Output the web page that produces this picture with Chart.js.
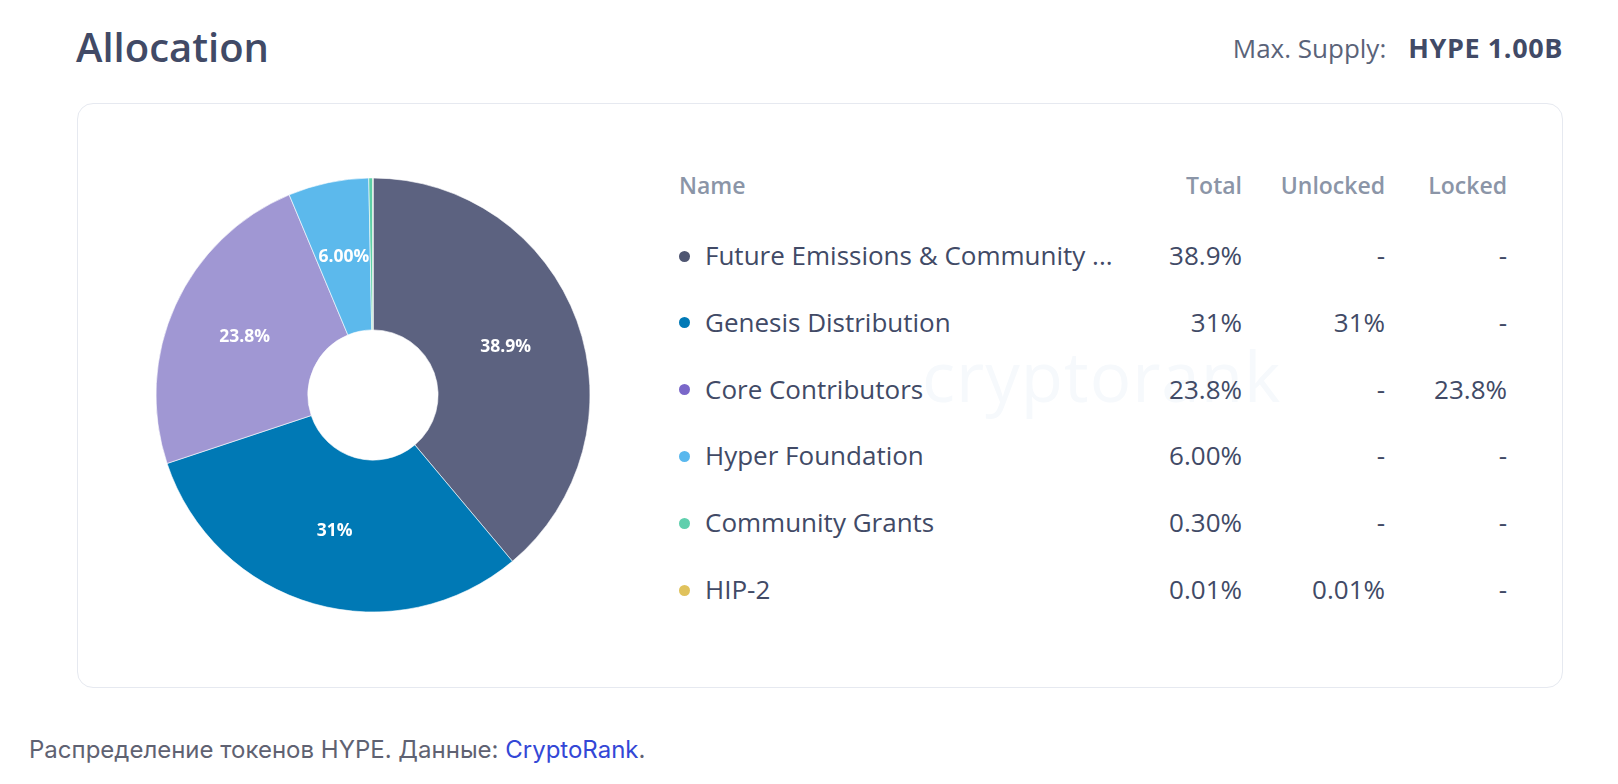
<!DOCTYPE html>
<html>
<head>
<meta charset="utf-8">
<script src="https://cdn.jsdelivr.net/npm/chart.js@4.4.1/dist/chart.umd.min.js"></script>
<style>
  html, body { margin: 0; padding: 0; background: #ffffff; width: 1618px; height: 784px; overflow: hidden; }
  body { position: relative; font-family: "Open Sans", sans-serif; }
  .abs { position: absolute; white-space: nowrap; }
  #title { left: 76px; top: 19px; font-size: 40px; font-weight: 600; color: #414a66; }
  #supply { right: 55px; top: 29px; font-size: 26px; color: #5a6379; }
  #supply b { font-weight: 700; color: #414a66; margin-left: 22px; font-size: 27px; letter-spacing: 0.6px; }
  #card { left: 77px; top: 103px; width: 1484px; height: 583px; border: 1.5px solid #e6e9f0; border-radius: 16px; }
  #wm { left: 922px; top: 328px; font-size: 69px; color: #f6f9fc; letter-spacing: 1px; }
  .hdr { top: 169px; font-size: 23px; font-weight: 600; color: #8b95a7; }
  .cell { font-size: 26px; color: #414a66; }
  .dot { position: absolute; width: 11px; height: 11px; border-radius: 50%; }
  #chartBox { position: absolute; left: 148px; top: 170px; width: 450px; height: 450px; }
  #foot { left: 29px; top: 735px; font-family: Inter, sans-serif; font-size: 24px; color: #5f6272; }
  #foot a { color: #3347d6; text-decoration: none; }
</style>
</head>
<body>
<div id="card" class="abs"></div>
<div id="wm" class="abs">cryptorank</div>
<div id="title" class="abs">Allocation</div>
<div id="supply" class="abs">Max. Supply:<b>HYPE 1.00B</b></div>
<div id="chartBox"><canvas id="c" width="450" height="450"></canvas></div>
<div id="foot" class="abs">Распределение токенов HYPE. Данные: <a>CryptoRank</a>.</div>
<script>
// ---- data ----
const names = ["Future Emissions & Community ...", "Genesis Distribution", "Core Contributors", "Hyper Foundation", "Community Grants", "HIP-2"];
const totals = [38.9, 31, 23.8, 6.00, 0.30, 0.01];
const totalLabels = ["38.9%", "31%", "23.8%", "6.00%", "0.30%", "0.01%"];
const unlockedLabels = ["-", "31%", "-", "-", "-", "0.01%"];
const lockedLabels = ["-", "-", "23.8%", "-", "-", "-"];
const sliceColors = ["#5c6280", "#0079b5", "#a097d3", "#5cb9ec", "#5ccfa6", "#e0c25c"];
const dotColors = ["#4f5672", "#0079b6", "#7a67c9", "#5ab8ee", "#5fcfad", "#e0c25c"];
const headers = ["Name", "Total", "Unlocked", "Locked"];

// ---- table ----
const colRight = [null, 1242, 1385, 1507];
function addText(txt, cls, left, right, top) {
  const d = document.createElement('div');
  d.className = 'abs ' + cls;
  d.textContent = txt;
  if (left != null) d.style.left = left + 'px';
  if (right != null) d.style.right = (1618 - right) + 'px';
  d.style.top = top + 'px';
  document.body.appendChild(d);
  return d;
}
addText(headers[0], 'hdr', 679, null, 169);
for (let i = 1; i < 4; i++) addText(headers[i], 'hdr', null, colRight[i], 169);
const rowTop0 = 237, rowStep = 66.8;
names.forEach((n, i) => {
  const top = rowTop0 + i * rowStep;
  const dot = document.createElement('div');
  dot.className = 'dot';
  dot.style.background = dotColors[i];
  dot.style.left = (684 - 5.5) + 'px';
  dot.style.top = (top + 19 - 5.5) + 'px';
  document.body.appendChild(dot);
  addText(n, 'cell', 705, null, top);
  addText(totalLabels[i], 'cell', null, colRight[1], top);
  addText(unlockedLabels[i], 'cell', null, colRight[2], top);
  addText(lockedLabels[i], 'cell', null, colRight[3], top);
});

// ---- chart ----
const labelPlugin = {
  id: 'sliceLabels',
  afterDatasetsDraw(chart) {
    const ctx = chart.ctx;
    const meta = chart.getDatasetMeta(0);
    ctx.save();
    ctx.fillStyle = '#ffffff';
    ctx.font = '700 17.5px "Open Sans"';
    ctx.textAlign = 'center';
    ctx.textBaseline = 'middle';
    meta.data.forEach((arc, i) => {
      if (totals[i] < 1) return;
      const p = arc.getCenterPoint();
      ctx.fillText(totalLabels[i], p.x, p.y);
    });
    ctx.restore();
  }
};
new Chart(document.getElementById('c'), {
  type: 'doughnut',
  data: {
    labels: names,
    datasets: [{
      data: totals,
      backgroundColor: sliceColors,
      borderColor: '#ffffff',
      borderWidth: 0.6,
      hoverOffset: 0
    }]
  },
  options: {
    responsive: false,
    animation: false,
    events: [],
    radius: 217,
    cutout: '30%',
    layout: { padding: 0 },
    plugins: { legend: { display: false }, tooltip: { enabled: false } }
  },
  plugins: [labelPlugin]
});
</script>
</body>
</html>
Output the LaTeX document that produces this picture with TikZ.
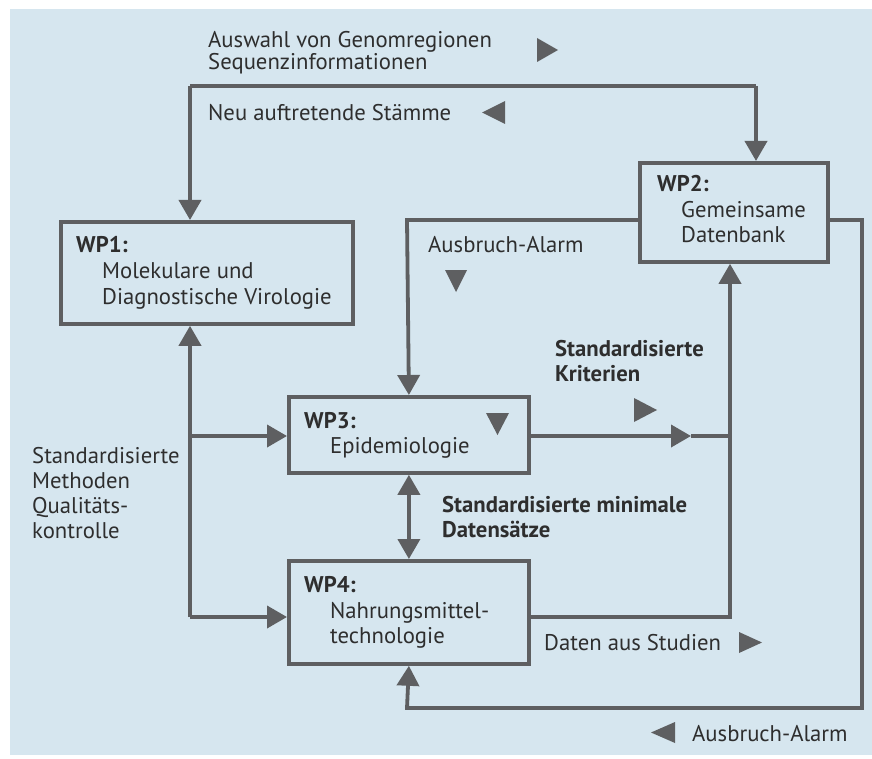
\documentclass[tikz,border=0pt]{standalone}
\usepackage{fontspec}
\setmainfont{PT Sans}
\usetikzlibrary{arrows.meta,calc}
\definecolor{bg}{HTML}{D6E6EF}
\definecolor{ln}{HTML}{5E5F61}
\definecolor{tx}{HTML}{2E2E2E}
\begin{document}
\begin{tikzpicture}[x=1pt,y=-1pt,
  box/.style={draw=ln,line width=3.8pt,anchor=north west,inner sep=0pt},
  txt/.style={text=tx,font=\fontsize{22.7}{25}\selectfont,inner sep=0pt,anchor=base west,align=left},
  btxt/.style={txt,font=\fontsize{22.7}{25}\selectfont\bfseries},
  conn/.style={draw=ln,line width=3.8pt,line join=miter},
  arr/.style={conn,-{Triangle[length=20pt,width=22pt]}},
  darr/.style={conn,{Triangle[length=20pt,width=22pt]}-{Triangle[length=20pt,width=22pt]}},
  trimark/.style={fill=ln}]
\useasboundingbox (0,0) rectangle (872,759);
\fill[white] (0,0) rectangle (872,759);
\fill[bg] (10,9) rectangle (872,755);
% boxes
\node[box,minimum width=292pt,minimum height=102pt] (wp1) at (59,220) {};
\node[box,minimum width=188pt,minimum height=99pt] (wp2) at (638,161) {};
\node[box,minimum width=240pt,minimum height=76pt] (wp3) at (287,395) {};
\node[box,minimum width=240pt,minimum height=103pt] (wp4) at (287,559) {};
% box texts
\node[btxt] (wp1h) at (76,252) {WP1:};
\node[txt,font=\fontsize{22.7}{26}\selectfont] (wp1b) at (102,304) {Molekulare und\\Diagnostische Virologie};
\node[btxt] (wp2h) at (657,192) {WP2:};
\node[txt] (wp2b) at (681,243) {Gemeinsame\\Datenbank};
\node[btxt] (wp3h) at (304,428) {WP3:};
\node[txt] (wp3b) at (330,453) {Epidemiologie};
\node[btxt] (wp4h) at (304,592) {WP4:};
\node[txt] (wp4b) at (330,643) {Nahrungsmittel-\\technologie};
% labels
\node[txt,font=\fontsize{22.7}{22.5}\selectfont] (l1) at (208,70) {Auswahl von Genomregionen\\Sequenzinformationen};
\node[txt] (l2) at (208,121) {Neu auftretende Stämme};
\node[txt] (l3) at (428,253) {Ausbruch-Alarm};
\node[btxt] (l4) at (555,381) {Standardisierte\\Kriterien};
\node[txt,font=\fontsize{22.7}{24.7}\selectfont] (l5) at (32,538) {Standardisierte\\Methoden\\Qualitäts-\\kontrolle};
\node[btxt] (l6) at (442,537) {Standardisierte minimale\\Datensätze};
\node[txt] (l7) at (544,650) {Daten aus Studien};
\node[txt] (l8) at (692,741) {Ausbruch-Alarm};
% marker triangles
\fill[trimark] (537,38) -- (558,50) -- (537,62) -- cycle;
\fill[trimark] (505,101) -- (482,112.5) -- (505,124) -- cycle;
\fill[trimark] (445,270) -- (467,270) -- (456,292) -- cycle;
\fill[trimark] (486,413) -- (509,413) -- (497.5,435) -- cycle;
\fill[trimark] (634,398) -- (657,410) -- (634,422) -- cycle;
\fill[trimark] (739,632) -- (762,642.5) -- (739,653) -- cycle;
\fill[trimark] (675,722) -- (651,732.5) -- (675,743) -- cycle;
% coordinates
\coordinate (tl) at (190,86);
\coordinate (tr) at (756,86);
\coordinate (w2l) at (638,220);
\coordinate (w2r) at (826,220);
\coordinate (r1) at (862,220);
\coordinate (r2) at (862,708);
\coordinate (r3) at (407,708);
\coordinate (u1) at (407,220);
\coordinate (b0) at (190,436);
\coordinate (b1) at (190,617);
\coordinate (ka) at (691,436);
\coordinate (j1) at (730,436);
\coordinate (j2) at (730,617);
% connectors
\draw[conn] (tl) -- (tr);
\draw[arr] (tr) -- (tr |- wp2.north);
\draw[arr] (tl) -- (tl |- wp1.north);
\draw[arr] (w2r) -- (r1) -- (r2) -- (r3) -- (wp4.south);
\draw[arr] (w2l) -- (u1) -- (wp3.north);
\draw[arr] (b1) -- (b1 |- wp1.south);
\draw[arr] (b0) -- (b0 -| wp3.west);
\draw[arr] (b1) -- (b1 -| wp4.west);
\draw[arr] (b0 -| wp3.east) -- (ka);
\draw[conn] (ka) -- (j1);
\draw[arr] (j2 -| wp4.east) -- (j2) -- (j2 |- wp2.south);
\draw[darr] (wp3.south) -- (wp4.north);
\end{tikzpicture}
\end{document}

★ ★ ★ ★ ★ ★ ★

### Objective
Find each line holding "this". Copy it out.

### Full answer
Output the web page that produces this picture with Chart.js.
Output the LaTeX document that produces this picture with TikZ.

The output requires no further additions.